3. Solve for the unknown vertex coordinates: Use algebraic manipulation to isolate the unknown vertex coordinates from the averaging equations.
4. Verify the solution: Check that our found vertex produces the given center when averaged with the other two vertices.

Execution of Strategic Approach

1. Translate the problem requirements

Let's understand what we're being asked to find. We have a triangle with three corners (vertices), but we only know where two of them are located. We know:

• First vertex is at point \((0,0)\) - this is the origin
• Second vertex is at point \((6,0)\) - this is 6 units to the right on the x-axis
• The "center" of the triangle is at point \((3,2)\)
• We need to find where the third vertex is located

The key insight is understanding what "center" means here. The problem tells us that the center's x-coordinate is the average of all three x-coordinates of the vertices, and the center's y-coordinate is the average of all three y-coordinates of the vertices.

Think of it like this: if you had three friends standing at the three corners of a triangle, the center would be the balance point - where their average position would be.

Process Skill: TRANSLATE

2. Set up the averaging equations

Now let's work with the averaging concept step by step. Let's call our unknown third vertex \((x, y)\).

For the x-coordinate of the center:

We know the center's x-coordinate is 3. This must equal the average of the three x-coordinates:

Average of x-coordinates = \(\frac{0 + 6 + x}{3} = 3\)

For the y-coordinate of the center:

We know the center's y-coordinate is 2. This must equal the average of the three y-coordinates:

Average of y-coordinates = \(\frac{0 + 0 + y}{3} = 2\)

So we have two equations:

\(\frac{0 + 6 + x}{3} = 3\)

\(\frac{0 + 0 + y}{3} = 2\)

3. Solve for the unknown vertex coordinates

Let's solve each equation separately.

Finding the x-coordinate:

\(\frac{0 + 6 + x}{3} = 3\)

\(\frac{6 + x}{3} = 3\)

Multiply both sides by 3: \(6 + x = 9\)

Subtract 6 from both sides: \(x = 3\)

Finding the y-coordinate:

\(\frac{0 + 0 + y}{3} = 2\)

\(\frac{y}{3} = 2\)

Multiply both sides by 3: \(y = 6\)

Therefore, our third vertex is at the point \((3, 6)\).

4. Verify the solution

Let's double-check our answer by confirming that the three vertices \((0,0)\), \((6,0)\), and \((3,6)\) indeed have a center at \((3,2)\).

Check x-coordinate of center:

Average = \(\frac{0 + 6 + 3}{3} = \frac{9}{3} = 3\) ✓

Check y-coordinate of center:

Average = \(\frac{0 + 0 + 6}{3} = \frac{6}{3} = 2\) ✓

Perfect! Our center is indeed \((3,2)\) as required.

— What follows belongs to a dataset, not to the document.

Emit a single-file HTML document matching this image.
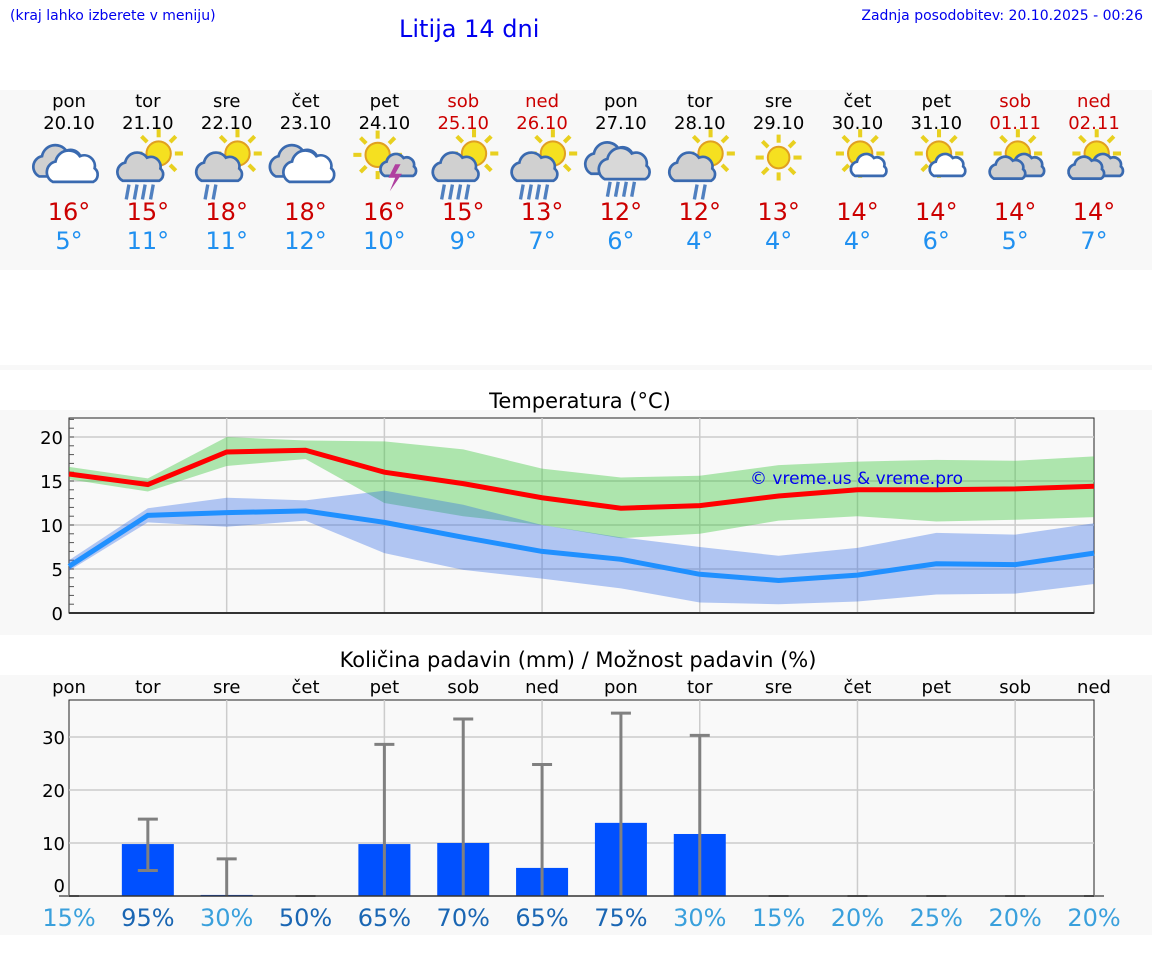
<!DOCTYPE html>
<html><head><meta charset="utf-8"><style>
body{margin:0;width:1152px;height:975px;background:#fff;font-family:"DejaVu Sans","Liberation Sans",sans-serif;position:relative;overflow:hidden}
.a{position:absolute}
</style></head><body>
<div class="a" style="left:10px;top:8px;font-size:14px;color:#0000ee">(kraj lahko izberete v meniju)</div>
<div class="a" style="left:399px;top:15px;font-size:24px;color:#0000ee">Litija 14 dni</div>
<div class="a" style="right:9px;top:8px;font-size:14px;color:#0000ee">Zadnja posodobitev: 20.10.2025 - 00:26</div>
<div class="a" style="left:0;top:90px;width:1152px;height:180px;background:#f8f8f8"></div>
<div class="a" style="left:0;top:365px;width:1152px;height:5px;background:#f8f8f8"></div>
<div class="a" style="left:0;top:410px;width:1152px;height:225px;background:#f8f8f8"></div>
<div class="a" style="left:0;top:675px;width:1152px;height:260px;background:#f8f8f8"></div>
<svg id="s" class="a" style="left:0;top:0" width="1152" height="975"></svg>
<script>
const days=["pon","tor","sre","čet","pet","sob","ned","pon","tor","sre","čet","pet","sob","ned"];
const dates=["20.10","21.10","22.10","23.10","24.10","25.10","26.10","27.10","28.10","29.10","30.10","31.10","01.11","02.11"];
const icons=["cloud","sunrain3","sunrain2","cloud","sunstorm","sunrain3","sunrain3","cloudrain","sunrain1","sun","suncloud","suncloud","suncloudg","suncloudg"];
const tmaxDay=[16,15,18,18,16,15,13,12,12,13,14,14,14,14];
const tminDay=[5,11,11,12,10,9,7,6,4,4,4,6,5,7];
const tmax=[15.8,14.6,18.3,18.5,16.0,14.7,13.1,11.9,12.2,13.3,14.0,14.0,14.1,14.4];
const tmin=[5.3,11.1,11.4,11.6,10.3,8.6,7.0,6.1,4.4,3.7,4.3,5.6,5.5,6.8];
const maxHi=[16.6,15.3,20.0,19.6,19.5,18.6,16.4,15.4,15.6,16.8,17.2,17.4,17.3,17.8];
const maxLo=[15.2,13.8,16.7,17.5,12.5,11.0,10.0,8.5,9.0,10.5,11.0,10.4,10.6,10.9];
const minHi=[6.0,11.9,13.1,12.8,13.9,12.3,10.0,8.6,7.5,6.5,7.4,9.1,8.9,10.2];
const minLo=[4.8,10.3,9.8,10.5,6.8,4.9,3.9,2.8,1.2,1.0,1.3,2.1,2.2,3.3];
const rain=[0,9.8,0.2,0,9.8,10,5.3,13.8,11.7,0,0,0,0,0];
const rainHi=[0,14.5,7,0,28.6,33.4,24.8,34.5,30.3,0,0,0,0,0];
const rainLo=[0,4.8,0,0,0,0,0,0,0,0,0,0,0,0];
const prob=[15,95,30,50,65,70,65,75,30,15,20,25,20,20];
const tTicks=[0,5,10,15,20];const pTicks=[0,10,20,30];

const S=document.getElementById('s');const NS='http://www.w3.org/2000/svg';
function el(t,a,p){const e=document.createElementNS(NS,t);for(const k in a)e.setAttribute(k,a[k]);(p||S).appendChild(e);return e;}
function tx(x,y,s,size,fill,anchor,name){const e=el('text',{x:x,y:y,'font-size':size,fill:fill,'text-anchor':anchor||'middle','font-family':'DejaVu Sans, Liberation Sans, sans-serif'});e.textContent=s;return e;}
const X=i=>69+i*(1094-69)/13;
const Yt=v=>613-v*8.8;
const Yp=v=>896-v*5.3;
function cloud(g,cx,cy,s,fill){el('path',{d:`M${cx-14*s},${cy+8*s} a8 8 0 0 1 2,-15 a10 10 0 0 1 18,-4 a8 8 0 0 1 11,9 a6 6 0 0 1 -1,10 z`.replace(/a(\S+) (\S+) 0 0 1 (\S+),(\S+)/g,(m,r1,r2,dx,dy)=>`a${r1*s} ${r2*s} 0 0 1 ${dx*s},${dy*s}`),fill:fill,stroke:'#3a6ab0','stroke-width':2},g);}
function sun(g,cx,cy,r){for(let k=0;k<8;k++){const a=k*Math.PI/4;el('line',{x1:cx+Math.cos(a)*(r+3),y1:cy+Math.sin(a)*(r+3),x2:cx+Math.cos(a)*(r+9),y2:cy+Math.sin(a)*(r+9),stroke:'#e8d020','stroke-width':3},g);}el('circle',{cx:cx,cy:cy,r:r,fill:'#f5e020',stroke:'#e0a020','stroke-width':1.5},g);}
function drops(g,cx,cy,n){for(let k=0;k<n;k++)el('line',{x1:cx+k*6,y1:cy,x2:cx+k*6-2,y2:cy+11,stroke:'#5080c0','stroke-width':2.5},g);}
days.forEach((d,i)=>{const x=X(i);const we=(i==5||i==6||i==12||i==13);
 tx(x,107,d,18,we?'#cc0000':'#000','middle','day-name');
 tx(x,129,dates[i],18,we?'#cc0000':'#000','middle','day-date');
 const g=el('g',{transform:`translate(${x},167) scale(1.35) translate(${-x},-167)`});
 const t=icons[i];
 if(t=='cloud'){cloud(g,x-8,166,1,'#d0d0d0');cloud(g,x+2,170,1,'#fff');}
 else if(t=='cloudrain'){cloud(g,x-8,164,1,'#d0d0d0');cloud(g,x+2,168,1,'#d8d8d8');drops(g,x-8,178,4);}
 else if(t.startsWith('sunrain')){sun(g,x+8,157,9);cloud(g,x-6,170,0.9,'#d0d0d0');const n=t=='sunrain3'?4:2;drops(g,x-14+(t=='sunrain1'?12:0),180,n);}
 else if(t=='sun'){sun(g,x,160,8);}
 else if(t=='sunstorm'){sun(g,x-5,158,9);cloud(g,x+10,168,0.7,'#d0d0d0');el('path',{d:`M${x+8},165 l-5,10 h5 l-4,10 l9,-13 h-5 l4,-7z`,fill:'#b040a0'},g);}
 else {sun(g,x+2,157,9);cloud(g,x+8,168,0.7,t=='suncloudg'?'#d0d0d0':'#fff');if(t=='suncloudg')cloud(g,x-6,170,0.7,'#d0d0d0');}
 tx(x,220,tmaxDay[i]+'°',24,'#cc0000','middle','max-temp');
 tx(x,249,tminDay[i]+'°',24,'#2090f0','middle','min-temp');
});
// temperature chart
tx(580,408,'Temperatura (°C)',21,'#000','middle','temp-chart-title');
el('rect',{x:69,y:418,width:1025,height:195,fill:'#f9f9f9',stroke:'#222','stroke-width':1});
for(let i=2;i<13;i+=2)el('line',{x1:X(i),y1:418,x2:X(i),y2:613,stroke:'#ccc','stroke-width':1.5});
tTicks.forEach(v=>{el('line',{x1:69,y1:Yt(v),x2:1094,y2:Yt(v),stroke:'#ccc','stroke-width':1.5});tx(63,Yt(v)+7,v,18,'#000','end','temp-y-tick');});
for(let v=1;v<=22;v++)el('line',{x1:69,y1:Yt(v),x2:74,y2:Yt(v),stroke:'#555','stroke-width':1});
function band(hi,lo,fill,name){let d='M'+hi.map((v,i)=>X(i)+','+Yt(v)).join(' L')+' L'+lo.map((v,i)=>X(i)+','+Yt(v)).reverse().join(' L')+'Z';const p=el('path',{d:d,fill:fill});}
band(maxHi,maxLo,'rgba(60,200,60,0.4)','max-temp-range');
band(minHi,minLo,'rgba(40,100,230,0.35)','min-temp-range');
function line(v,c,name){const p=el('polyline',{points:v.map((y,i)=>X(i)+','+Yt(y)).join(' '),fill:'none',stroke:c,'stroke-width':5});}
line(tmax,'#ff0000','max-temp-line');line(tmin,'#2090ff','min-temp-line');
el('line',{x1:69,y1:613,x2:1094,y2:613,stroke:'#333','stroke-width':2});
tx(750,484,'© vreme.us & vreme.pro',17,'#0000ee','start','watermark');
// precipitation chart
tx(578,667,'Količina padavin (mm) / Možnost padavin (%)',21,'#000','middle','precip-chart-title');
days.forEach((d,i)=>tx(X(i),693,d,18,'#000','middle','precip-day-name'));
el('rect',{x:69,y:700,width:1025,height:196,fill:'#f9f9f9',stroke:'#222','stroke-width':1});
for(let i=2;i<13;i+=2)el('line',{x1:X(i),y1:700,x2:X(i),y2:896,stroke:'#ccc','stroke-width':1.5});
pTicks.forEach(v=>{if(v>0)el('line',{x1:69,y1:Yp(v),x2:1094,y2:Yp(v),stroke:'#ccc','stroke-width':1.5});tx(65,Yp(v)+(v==0?-4:7),v,18,'#000','end','precip-y-tick');});
rain.forEach((v,i)=>{const x=X(i);
 if(v>0){const r=el('rect',{x:x-26,y:Yp(v),width:52,height:896-Yp(v),fill:'#0050ff'});}
 if(rainHi[i]>0){el('line',{x1:x,y1:Yp(rainHi[i]),x2:x,y2:Yp(rainLo[i]),stroke:'#808080','stroke-width':3});el('line',{x1:x-10,y1:Yp(rainHi[i]),x2:x+10,y2:Yp(rainHi[i]),stroke:'#808080','stroke-width':3});if(rainLo[i]>0)el('line',{x1:x-10,y1:Yp(rainLo[i]),x2:x+10,y2:Yp(rainLo[i]),stroke:'#808080','stroke-width':3});}
 else el('line',{x1:x-10,y1:896,x2:x+10,y2:896,stroke:'#808080','stroke-width':2});
 tx(x,926,prob[i]+'%',24,prob[i]>=50?'#1a66b3':'#3aa0dc','middle','precip-probability');
});
el('line',{x1:69,y1:896,x2:1094,y2:896,stroke:'#333','stroke-width':1.5});
</script>
</body></html>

Looking at the answer choices, \((3,6)\) corresponds to choice B.

Final Answer

The coordinates of the remaining vertex are \((3,6)\).

Answer: B. \((3,6)\)

Common Faltering Points

Errors while devising the approach

1. Misunderstanding the definition of "center"
Students might confuse the center described in this problem with other geometric center concepts they've learned before (like circumcenter, incenter, or centroid). The problem clearly defines center as the point where coordinates are arithmetic means of vertex coordinates, but students may try to apply formulas from other center definitions, leading them down the wrong path entirely.

2. Setting up the wrong coordinate system or equations
Some students might get overwhelmed by the coordinate geometry aspect and try to use distance formulas, midpoint formulas, or slope calculations instead of recognizing this is purely an averaging problem. They might think they need to find equal distances or use more complex geometric relationships when the solution only requires basic arithmetic mean calculations.

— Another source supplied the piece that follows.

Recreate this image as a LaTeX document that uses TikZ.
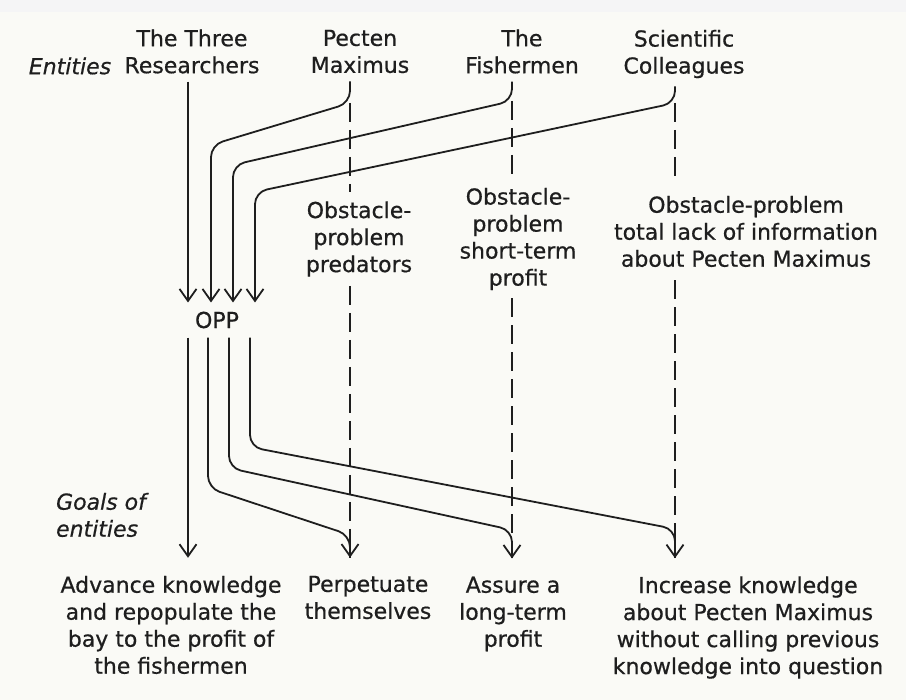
\documentclass[tikz,border=0pt]{standalone}
\usepackage{fontspec}
\setmainfont{DejaVu Sans}[FakeBold=0.6, ItalicFont={DejaVu Sans Oblique}, ItalicFeatures={FakeBold=0.6}]
\usetikzlibrary{arrows.meta}

\definecolor{ink}{RGB}{30,30,30}
\definecolor{paper}{RGB}{250,250,246}

\tikzset{
  label font/.style={font=\fontsize{22}{27}\selectfont, text=ink},
  side font/.style={font=\fontsize{22}{27}\selectfont\itshape, text=ink},
  flow/.style={draw=ink, line width=1.8pt, rounded corners=12pt},
  tip/.style={-{Straight Barb[length=12pt,width=17pt,line width=1.8pt]}},
  gap/.style={draw=ink, line width=1.5pt, dash pattern=on 19pt off 8pt},
}

\begin{document}
\begin{tikzpicture}[x=1pt,y=-1pt]

  \fill[paper] (0,0) rectangle (906,700);
  \fill[blue!2!paper] (0,0) rectangle (906,12);
  \useasboundingbox (0,0) rectangle (906,700);

  % entities
  \begin{scope}[every node/.style={label font, align=center, inner xsep=2pt, inner ysep=8pt}]
    \node (res)  at (192,51.5) {The Three\\Researchers};
    \node (pm)   at (360,51.5) {Pecten\\Maximus};
    \node (fish) at (522,51.5) {The\\Fishermen};
    \node (col)  at (684,54)   {Scientific\\Colleagues};
  \end{scope}

  \begin{scope}[every node/.style={side font, align=left}]
    \node (ent)   at (70,66)   {Entities};
    \node (goals) at (101,515) {Goals of\\entities};
  \end{scope}

  \node[label font, inner ysep=9pt] (opp) at (217,320) {OPP};

  % obstacles
  \begin{scope}[every node/.style={label font, align=center}]
    \node[inner ysep=9pt]  (obs1) at (359,239)   {Obstacle-\\problem\\predators};
    \node[inner ysep=8pt]  (obs2) at (518,239)   {Obstacle-\\problem\\short-term\\profit};
    \node[inner ysep=13pt] (obs3) at (746,231.5) {Obstacle-problem\\total lack of information\\about Pecten Maximus};
  \end{scope}

  % goals
  \begin{scope}[every node/.style={label font, align=center, inner ysep=18pt}]
    \node (adv)  at (171,625)   {Advance knowledge\\and repopulate the\\bay to the profit of\\the fishermen};
    \node (perp) at (368,597.5) {Perpetuate\\themselves};
    \node (sure) at (513,614)   {Assure a\\long-term\\profit};
    \node (inc)  at (748,627.5) {Increase knowledge\\about Pecten Maximus\\without calling previous\\knowledge into question};
  \end{scope}

  \coordinate (k1) at (188,300);
  \coordinate (k2) at (211,145);
  \coordinate (k3) at (233,165);
  \coordinate (k4) at (255,192);
  \coordinate (pmb)   at (350,103);
  \coordinate (fishb) at (512,101);
  \coordinate (colb)  at (675,103);

  \coordinate (o2) at (208,488);
  \coordinate (o3) at (229,468);
  \coordinate (o4) at (250,447);
  \coordinate (p2) at (350,535);
  \coordinate (p3) at (512,530);
  \coordinate (p4) at (675,529);

  % into OPP
  \draw[flow, tip] ([xshift=-4pt]res.south) -- (k1 |- opp.north);
  \draw[flow, tip] ([xshift=-10pt]pm.south) -- (pmb) -- (k2) -- (k2 |- opp.north);
  \draw[flow, tip] ([xshift=-10pt]fish.south) -- (fishb) -- (k3) -- (k3 |- opp.north);
  \draw[flow, tip] ([xshift=-9pt]col.south) -- (colb) -- (k4) -- (k4 |- opp.north);

  % obstacles
  \draw[gap] (pmb) -- (obs1.north -| pmb);
  \draw[gap] (obs1.south -| pmb) -- (pmb |- perp.north);
  \draw[gap] (fishb) -- (obs2.north -| fishb);
  \draw[gap] (obs2.south -| fishb) -- (fishb |- sure.north);
  \draw[gap] (colb) -- (obs3.north -| colb);
  \draw[gap] (obs3.south -| colb) -- (colb |- inc.north);

  % out of OPP
  \draw[flow, tip] (opp.south -| k1) -- (k1 |- adv.north);
  \draw[flow, tip] (opp.south -| o2) -- (o2) -- (p2) -- (p2 |- perp.north);
  \draw[flow, tip] (opp.south -| o3) -- (o3) -- (p3) -- (p3 |- sure.north);
  \draw[flow, tip] (opp.south -| o4) -- (o4) -- (p4) -- (p4 |- inc.north);

\end{tikzpicture}
\end{document}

Errors while executing the approach

1. Arithmetic errors in the averaging equations
When solving \(\frac{6 + x}{3} = 3\), students might make basic algebraic mistakes like forgetting to multiply both sides by 3, or incorrectly calculating \(6 + x = 9\) to get \(x = 6\) instead of \(x = 3\). Similarly, for the y-coordinate equation \(\frac{y}{3} = 2\), they might forget to multiply by 3 and leave \(y = 2\).

2. Mixing up x and y coordinates in the equations
Students might accidentally use the wrong coordinates when setting up their averaging equations. For example, they might include a y-coordinate value when calculating the x-coordinate average, or vice versa, leading to incorrect equations and wrong final coordinates.

Errors while selecting the answer

1. Switching the x and y coordinates in the final answer
After correctly calculating \(x = 3\) and \(y = 6\), students might accidentally write the answer as \((6,3)\) instead of \((3,6)\). This coordinate reversal is a common mistake when students are rushing or not carefully tracking which value corresponds to which coordinate throughout their work.